Feb. 24, 2012 — Larry R. Churchill, the Ann Geddes Stahlman Chair of Medical Ethics at Vanderbilt University, will present a free public lecture titled “Healing Skills in Healthcare: A Study of Provider and Patient Relationships” at 7:30 p.m. on Wednesday, Feb. 29, in Quigley Auditorium at Allegheny College. The presentation is part of the college’s Lehman Medical Ethics Lecture Series.
Churchill, who joined the Vanderbilt faculty in 2002, also holds appointments in the Vanderbilt Divinity School and in the Department of Philosophy. Prior to Vanderbilt, he was professor of social medicine at the University of North Carolina at Chapel Hill, where he was honored for excellence in the teaching of medical students.
A graduate of Rhodes College and Duke University, Churchill entered the field of medical ethics and humanities as a member of the first class of Fellows of the Institute for Human Values in Medicine.
He has published widely in several areas of medical ethics, including research with human subjects, end-of-life decision-making, and social justice and the ethics of U.S. health policy. His major works include “Professional Ethics and Primary Care Medicine,” “Rationing Health Care in America,” “Self-Interest and Universal Health Care” and “Ethical Dimensions of Health Policy.”

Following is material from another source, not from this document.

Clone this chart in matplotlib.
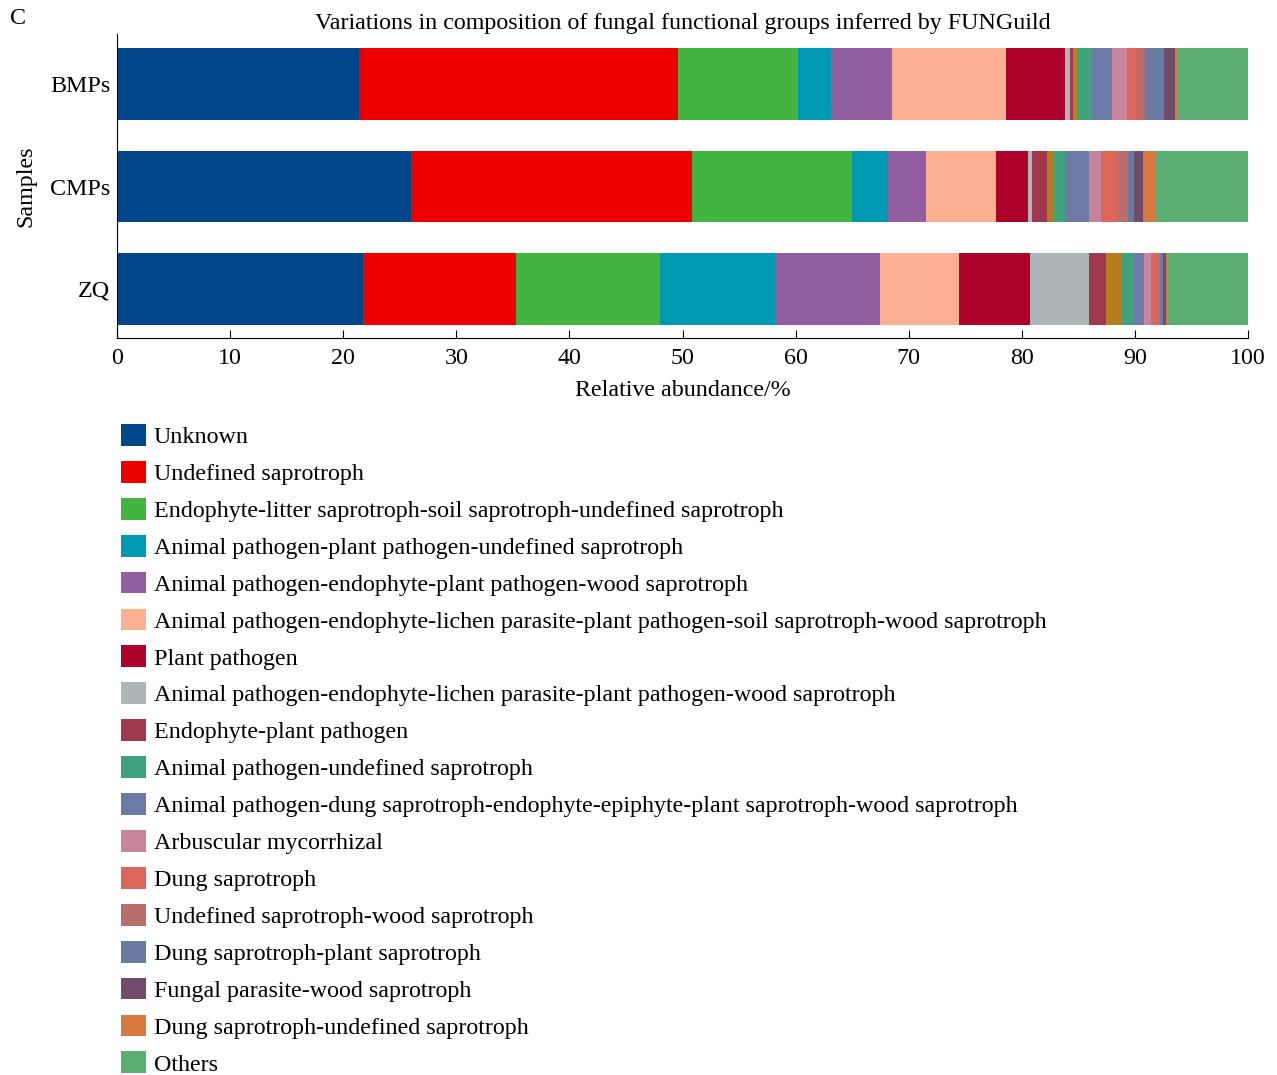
import matplotlib
matplotlib.use("Agg")
import matplotlib.pyplot as plt
import numpy as np

samples = ["ZQ", "CMPs", "BMPs"]

groups = [
    "Unknown",
    "Undefined saprotroph",
    "Endophyte-litter saprotroph-soil saprotroph-undefined saprotroph",
    "Animal pathogen-plant pathogen-undefined saprotroph",
    "Animal pathogen-endophyte-plant pathogen-wood saprotroph",
    "Animal pathogen-endophyte-lichen parasite-plant pathogen-soil saprotroph-wood saprotroph",
    "Plant pathogen",
    "Animal pathogen-endophyte-lichen parasite-plant pathogen-wood saprotroph",
    "Endophyte-plant pathogen",
    "_unlabelled",
    "Animal pathogen-undefined saprotroph",
    "Animal pathogen-dung saprotroph-endophyte-epiphyte-plant saprotroph-wood saprotroph",
    "Arbuscular mycorrhizal",
    "Dung saprotroph",
    "Undefined saprotroph-wood saprotroph",
    "Dung saprotroph-plant saprotroph",
    "Fungal parasite-wood saprotroph",
    "Dung saprotroph-undefined saprotroph",
    "Others",
]

colors = [
    "#00468B", "#ED0000", "#42B540", "#0099B4", "#925E9F", "#FDAF91",
    "#AD002A", "#ADB6B6", "#A0394F", "#B47D1E", "#3FA27E", "#6B7BA6",
    "#C8849A", "#DD665A", "#B86E6A", "#6A7BA2", "#6F4C6B", "#D7783E",
    "#5BAD72",
]

# values (%) per group, order: ZQ, CMPs, BMPs
zq   = [21.74, 13.51, 12.80, 10.12, 9.26, 7.05, 6.25, 5.25, 1.48, 1.39, 1.09, 0.88, 0.60, 0.53, 0.23, 0.30, 0.23, 0.17, 7.12]
cmps = [25.96, 24.89, 14.11, 3.21, 3.39, 6.14, 2.88, 0.30, 1.33, 0.65, 1.03, 2.07, 1.06, 1.39, 0.94, 0.59, 0.77, 1.09, 8.20]
bmps = [21.44, 28.16, 10.60, 2.90, 5.45, 10.09, 5.22, 0.41, 0.24, 0.36, 1.32, 1.77, 1.33, 0.89, 0.67, 1.68, 1.04, 0.15, 6.28]

data = np.array([zq, cmps, bmps]).T  # groups x samples

plt.rcParams["font.family"] = ["Liberation Serif", "DejaVu Serif"]
FS = 17.3

fig = plt.figure(figsize=(12.77, 10.75), dpi=100)
ax = fig.add_axes([117/1277, 1 - 338/1075, (1248-117)/1277, (338-34)/1075])

ypos = np.arange(len(samples))
left = np.zeros(len(samples))
handles = []
for g, c, vals in zip(groups, colors, data):
    b = ax.barh(ypos, vals, left=left, height=0.7, color=c, edgecolor="none", label=g)
    left += vals
    if not g.startswith("_"):
        handles.append(b)

ax.set_xlim(0, 100)
ax.set_ylim(-0.48, 2.49)
ax.set_yticks(ypos)
ax.set_yticklabels(samples, fontsize=FS)
ax.set_xticks(np.arange(0, 101, 10))
ax.tick_params(axis="x", direction="in", length=6, labelsize=FS, pad=7)
ax.tick_params(axis="y", length=0, pad=5)
for s in ["top", "right"]:
    ax.spines[s].set_visible(False)
ax.set_xlabel("Relative abundance/%", fontsize=FS, labelpad=8)
ax.set_ylabel("Samples", fontsize=FS, labelpad=10)
ax.set_title("Variations in composition of fungal functional groups inferred by FUNGuild",
             fontsize=FS, pad=2)
fig.text(10/1277, 1 - 18/1075, "C", fontsize=FS, va="center", ha="left")

fig.legend(handles=handles, labels=[h.get_label() for h in handles],
           loc="upper left", bbox_to_anchor=(121/1277, 1 - 424/1075),
           frameon=False, fontsize=FS, handlelength=1.02, handleheight=1.02,
           handletextpad=0.35, labelspacing=0.532, borderaxespad=0, borderpad=0)

fig.savefig("out.png", dpi=100)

Churchill is co-editor and contributor to the widely used textbook that relates the humanities and social sciences to medicine and health care, “The Social Medicine Reader.”
In addition to his work on ethics and health policy, Churchill´s current research is focused in three areas. Since 1995 he has been involved with successive projects funded by the National Human Genome Research Institute on informed consent and gene transfer research. A separate project is concerned with the challenges of genetic screening and testing for human self-understanding and the role of religion/spirituality in interpreting genetics knowledge in clinical settings. The third major area of his research is an empirical investigation of the qualities that promote “healing relationships” in medicine and health care, and the translation of relational healing skills into medical education.
The Lehman Medical Ethics Lecture Series is made possible by a gift from Allegheny College alumnus and retired orthopedic surgeon John W. Lehman, M.D., class of 1954, and his wife, Deborah. In addition, the Lehmans are helping to fund a four-credit class in medical ethics at Allegheny College.